2. Termination Clauses: Include clauses that specify how the business collaboration can be terminated. This might involve mutual consent, completion of the project, or breach of agreement.

3. Exit Strategy: Plan for the exit of one or more partners, including buyout options, transfer of ownership, and handling of intellectual property.

Addressing Financial Contributions and Funding

Funding is the lifeblood of any business collaboration, and clearly defining financial contributions is critical to its success. The agreement should specify the initial financial contributions each partner will make, whether in the form of cash investments, assets, or services. It should also determine how ongoing funding needs will be met, addressing whether additional contributions will be required from the partners or if the venture will seek external financing. Furthermore, the agreement must establish how the business collaboration’s finances will be managed, including banking arrangements, accounting practices, and financial reporting. Clear financial arrangements in a business collaboration are essential for preventing misunderstandings and ensuring the venture is adequately funded.

Ensuring Compliance with Australian Laws

Business collaborations in Australia must comply with various legal requirements.

1. Business Structure: Decide on the legal structure of the business collaboration, whether it’s a partnership, corporation, or other form of business entity.

2. Regulatory Compliance: Ensure that the business collaboration complies with Australian business laws, including tax regulations, employment laws, and industry-specific requirements.

3. Legal Review: Have this Joint Venture Agreement ensure it meets all legal standards and is enforceable in court.

Drafting a Comprehensive Agreement

A well-drafted Joint Venture Agreement is essential to the success of any business collaboration.

Clarity: Use clear and concise language to ensure that all parties understand the terms of the agreement.
Detailed Provisions: Include detailed provisions covering every aspect of the collaboration, from financial arrangements to dispute resolution.
Legal Review: Have the agreement reviewed by a legal professional to ensure that it is comprehensive and legally enforceable.

Regularly Reviewing and Updating the Agreement

Business collaborations are dynamic, and it’s important to regularly review and update the Joint Venture Agreement to reflect changes in the business environment.

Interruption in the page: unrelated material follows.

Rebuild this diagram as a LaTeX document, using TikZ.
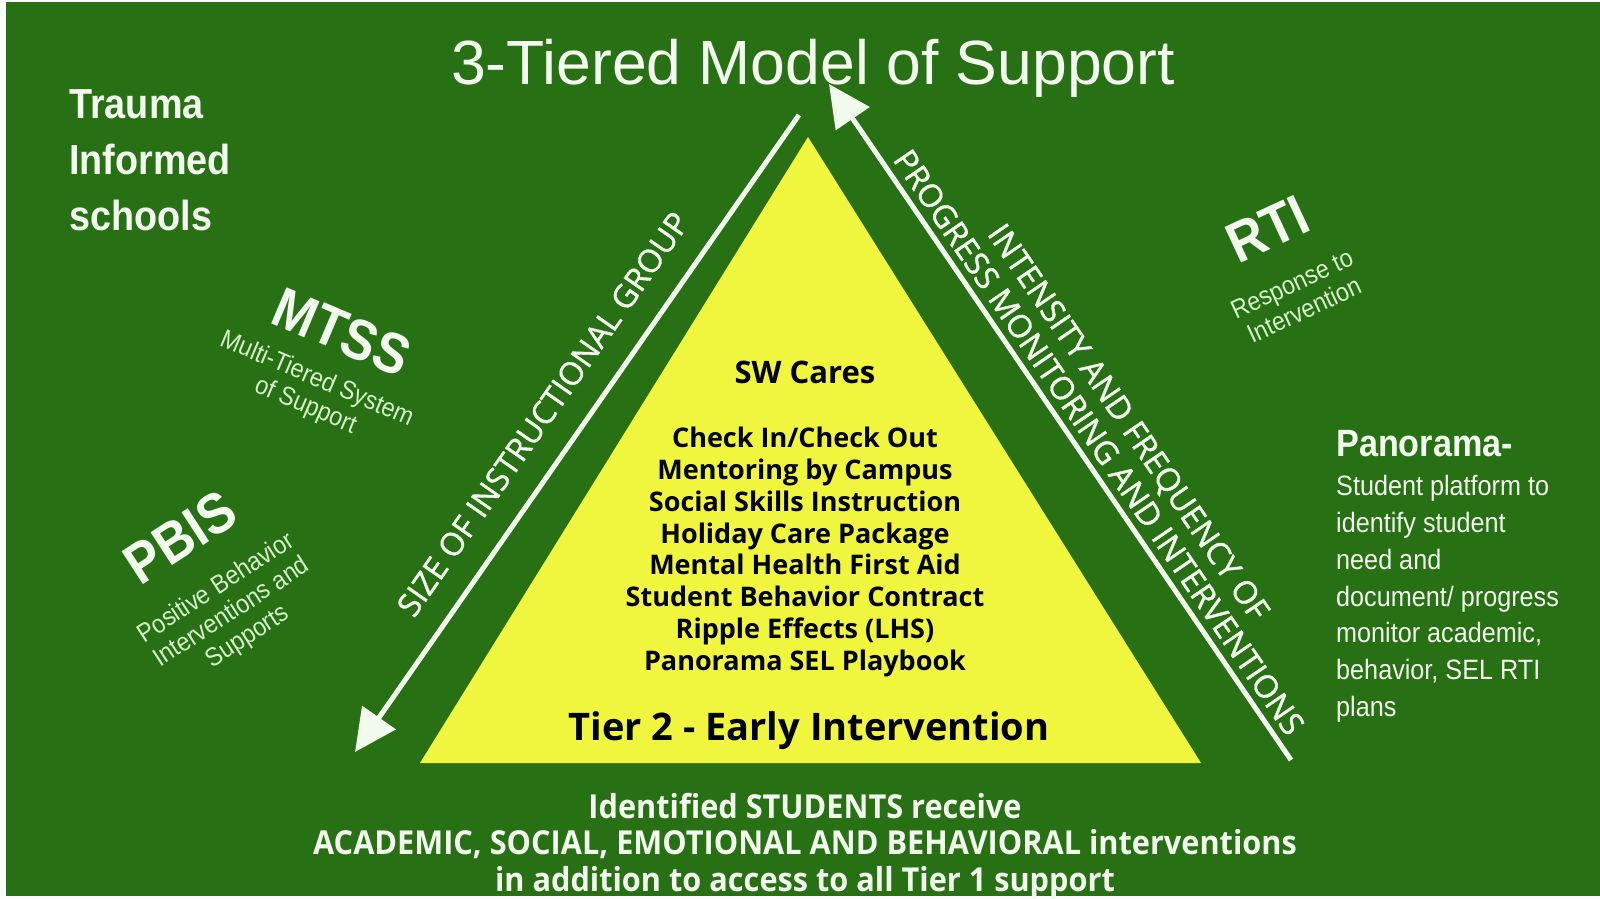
\documentclass[tikz,border=0pt]{standalone}
\usepackage{fontspec}
\setmainfont{Open Sans}
\newfontfamily\headfont{Liberation Sans}
\newfontfamily\narrowfont[FakeStretch=0.9]{Liberation Sans}
\newfontfamily\condfont[FakeStretch=0.93]{Open Sans}
\newfontfamily\axisfont[FakeBold=1.2]{Open Sans}
\usetikzlibrary{arrows.meta,positioning}

\definecolor{board}{RGB}{39,112,20}
\definecolor{pyramid}{RGB}{240,246,62}
\definecolor{chalk}{RGB}{243,250,238}
\definecolor{softchalk}{RGB}{214,240,204}

\newcommand{\fs}[2]{\fontsize{#1bp}{#2bp}\selectfont}

\begin{document}
\begin{tikzpicture}[
    x=1bp, y=-1bp,
    >={Triangle[length=42bp,width=40bp]},
    axis/.style={draw=chalk, line width=5bp, ->},
    tag/.style={text=chalk, font=\narrowfont\bfseries\fs{57}{57}, inner sep=0pt},
    subtag/.style={text=softchalk, font=\narrowfont\fs{26}{29}, align=center, inner sep=0pt},
    axislbl/.style={text=chalk, font=\axisfont\fs{32}{36}, align=center, inner sep=0pt},
    item/.style={font=\bfseries\fs{27}{31.8}, align=center, inner sep=0pt}
  ]
  \useasboundingbox (0,0) rectangle (1600,898);
  \fill[white] (0,0) rectangle (1600,898);
  \fill[board] (6,2) rectangle (1600,896);

  % pyramid
  \coordinate (apex) at (808,137);
  \coordinate (baseL) at (420,763);
  \coordinate (baseR) at (1201,763);
  \fill[pyramid] (apex) -- (baseL) -- (baseR) -- cycle;

  % the two axes beside the pyramid
  \coordinate (groupTop) at (799,115);
  \coordinate (groupEnd) at (355,752);
  \coordinate (levelStart) at (1291,760);
  \coordinate (levelEnd) at (829,84);
  \draw[axis] (groupTop) -- (groupEnd);
  \draw[axis] (levelStart) -- (levelEnd);
  \node[axislbl, rotate=55.1] (grouplbl) at (543,414) {SIZE OF INSTRUCTIONAL GROUP};
  \node[axislbl, rotate=-55.65] (levellbl) at (1114,432)
    {INTENSITY AND FREQUENCY OF\\PROGRESS MONITORING AND INTERVENTIONS};

  \node[text=chalk, font=\headfont\fs{62.5}{62.5}, anchor=base, inner sep=0pt] (title) at (813,84)
    {3-Tiered Model of Support};

  % inside the pyramid
  \node[item, font=\bfseries\fs{31}{31}] (cares) at (805,372) {SW Cares};
  \node[item] (items) at (805,552) {Check In/Check Out\\Mentoring by Campus\\Social Skills Instruction\\
    Holiday Care Package\\Mental Health First Aid\\Student Behavior Contract\\
    Ripple Effects (LHS)\\Panorama SEL Playbook};
  \node[item, font=\bfseries\fs{38}{38}] (tier) at (809,731) {Tier 2 - Early Intervention};

  \node[text=chalk, font=\condfont\bfseries\fs{33}{36.5}, align=center, inner sep=0pt] (students) at (805,846)
    {Identified STUDENTS receive\\ACADEMIC, SOCIAL, EMOTIONAL AND BEHAVIORAL interventions\\
    in addition to access to all Tier 1 support};

  % frameworks around the pyramid
  \node[text=chalk, font=\narrowfont\bfseries\fs{42}{56}, align=left, anchor=west, inner sep=0pt] (trauma) at (69,160)
    {Trauma\\Informed\\schools};
  \node[tag, rotate=-23] (mtss) at (342,332) {MTSS};
  \node[subtag, rotate=-23] (mtssfull) at (311,393) {Multi-Tiered System\\of Support};
  \node[tag, rotate=33] (pbis) at (180,537) {PBIS};
  \node[subtag, rotate=33] (pbisfull) at (232,613) {Positive Behavior\\Interventions and\\Supports};
  \node[tag, rotate=25] (rti) at (1268,229) {RTI};
  \node[subtag, rotate=25] (rtifull) at (1298,297) {Response to\\Intervention};

  \node[text=chalk, font=\narrowfont\bfseries\fs{38}{38}, anchor=west, inner sep=0pt] (pano) at (1336,444) {Panorama-};
  \node[text=chalk, font=\narrowfont\fs{28}{36.7}, align=left, inner sep=0pt,
        below=18bp of pano.south west, anchor=north west] (panobody)
    {Student platform to\\identify student\\need and\\document/ progress\\monitor academic,\\behavior, SEL RTI\\plans};
\end{tikzpicture}
\end{document}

1. Annual Reviews: Conduct annual reviews of the agreement to ensure it remains relevant and effective.

2. Amendments: Be prepared to make amendments if there are significant changes in the business, such as new partners, changes in the market, or legal developments.

3. Stakeholder Engagement: Involve all relevant stakeholders in the review process to ensure that their interests are considered.

Regularly reviewing and updating the agreement helps ensure that the collaboration continues to operate smoothly.

Documenting Key Decisions and Actions

Finally, it’s essential to document all key decisions and actions taken during the business collaboration.

1. Meeting Minutes: Keep detailed minutes of all meetings, including decisions made and actions taken.

2. Progress Reports: Regularly update all parties on the progress of the business collaboration, including financial performance and milestones achieved.

3. Record Keeping: Maintain accurate records of all financial transactions, legal documents, and correspondence related to the business collaboration.